Question #1: Why is this different?

First Up, a reminder — you are answering these questions without ever posing the question. There’s no “Why is this different” headline on a slide. You’re anticipating the ten, actually 11, questions the B2B audience wants answers to. But you’re not being obvious or literal about it.

Take it from the guy who’s made every mistake over the past 20 years. Don’t do that.

*I* answer. I preemptively answer “Why is this different”. In the Attention Commander slide.

Because that’s the slide where the audience is still in the Courtesy Attention phase, and they’re deciding if your presentation is worth the next hour of their time.

If they decide that the next hour isn’t worth their full attention, they probably won’t leave. They just won’t invest much attention in you.

Now, here’s the challenge for you when you create your Attention Commander slide, and answer “why is this different”.

You need to break out of the Lecture trap, and we’re only on slide 2.

On this slide, and with this question, we need to establish why we’re worth their attention.

And the reason we think they should pay attention to us is probably not the reason we think it is. So we need to start with the audience in mind.

We’re too focused on features. The audience only cares about benefits.

Here’s an example from the days when I had to fly a lot for work. In American airports, there’s the regular passenger security line. Then there’s a TSA PreCheck line. And in some airports there’s even a shorter line called Clear. PreCheck, and even more so for Clear, they think they’re selling a faster security process. A faster process, from the minute you get in the security lineup until you clear security.

Anyone who does a lot of business travel and has paid for PreCheck, and especially for Clear, which costs about 10 times as much as PreCheck, knows the truth. What we’re buying is not what they think they’re selling.

The feature is the faster security processing.

You’re not buying faster processing or a shorter security line. YOu’re buying a benefit that they never talk about in their marketing or sales process.

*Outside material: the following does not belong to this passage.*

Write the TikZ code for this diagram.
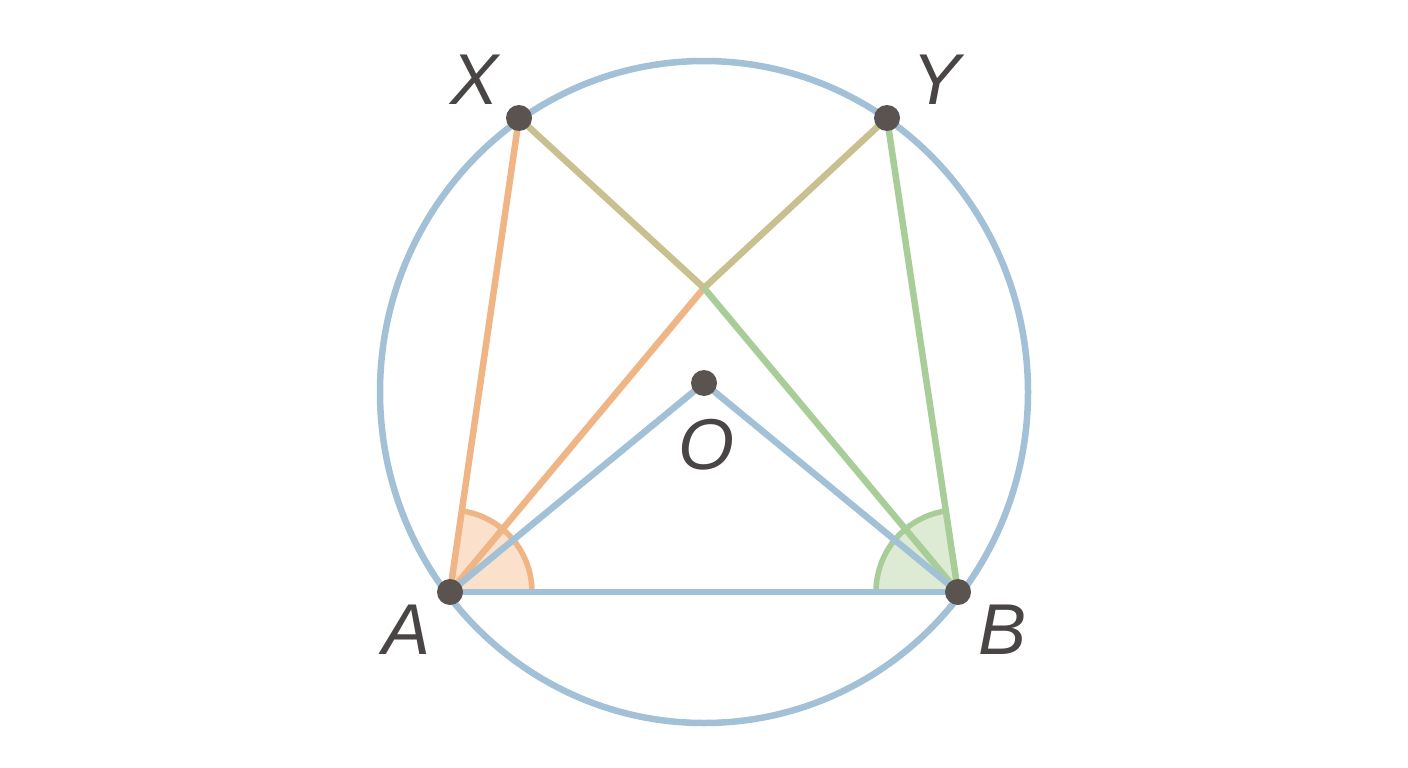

Predictability. If you have PreCheck or Clear, you know, pretty much, how long you’re going to have to stand in line.

In The regular security line, there might be no line at all. Or you might end up behind 200 people in a tour group, and every one of them is trying to get a big bottle of shampoo through the x-ray.

There’s no predictability when you use the regular, free security process. Multiply that unpredictable experience by 6 or 8 trips per month, and it means the difference between spending an hour in an airport, or three hours, every time you fly away, and every time you fly back. Plus the chance that you miss your flight because of a long security line.

With predictability, let’s say 20 minutes in line, every time, you know how long you can spend in the customer’s office. Or in the hotel. Or at lunch.

Feature…. Faster processing. Benefit, predictability.

When we’re answering “Why is this different” on the Attention Commander slide, we’re proposing the benefit, not the feature, okay?

We don’t have to come right out and say the benefit. That’s selling too early. That’s selling before we even get them from not-knowing to knowing. So we’re usually indirect about the benefit. In fact, we don’t put the benefit on the slide, at all. We make a point-of-view statement that suggests the benefit, and grab their attention with it. And we do that with our voiceover.

Here’s an example. 5G is going to become a fact of life for all of us, worldwide, over the next few years.

If you were selling something that wireless telephone companies buy so they can offer 5G to their customers, your attention commander slide might start out with a feature.

“5G will produce a lot more data than 4G, and our product lets you handle this greater load.”

That’s very feature-oriented. And doesn’t answer the question “Why is this different” – which is another way of asking, why do I care about this or YOU right now?

A different approach, without being too sales-y, could be: you could have a slide that said “5G’s next 3 misunderstood problems.”

And your voiceover could say

“5G is bringing 3 new problems with it. Most wireless operators still underestimate them. Today we’re going to talk about them, and show why they’re still a potential risk, and how to think about them differently.”

The idea here is your customer, or prospect, is doing this same meeting with multiple vendors. You need to stand out enough to make it to the next round, whatever round that is. So you need to have a point of view. And it needs to be interesting and unique in some way.

By the way, interesting, unique – -these are from the customer’s perspective. It doesn’t matter much if YOU think what you’re saying is interesting or unique. The customer matters here, more than us. And the customer is almost always interested in the benefit, not the feature. A benefit, among other benefits, that stands out.

And that’s the first question you need to answer for the audience. “Why is this different” is so important, it’s not only first, it’s alone in its category. Other sections are made up of multiple questions, but this one is the king of all the questions.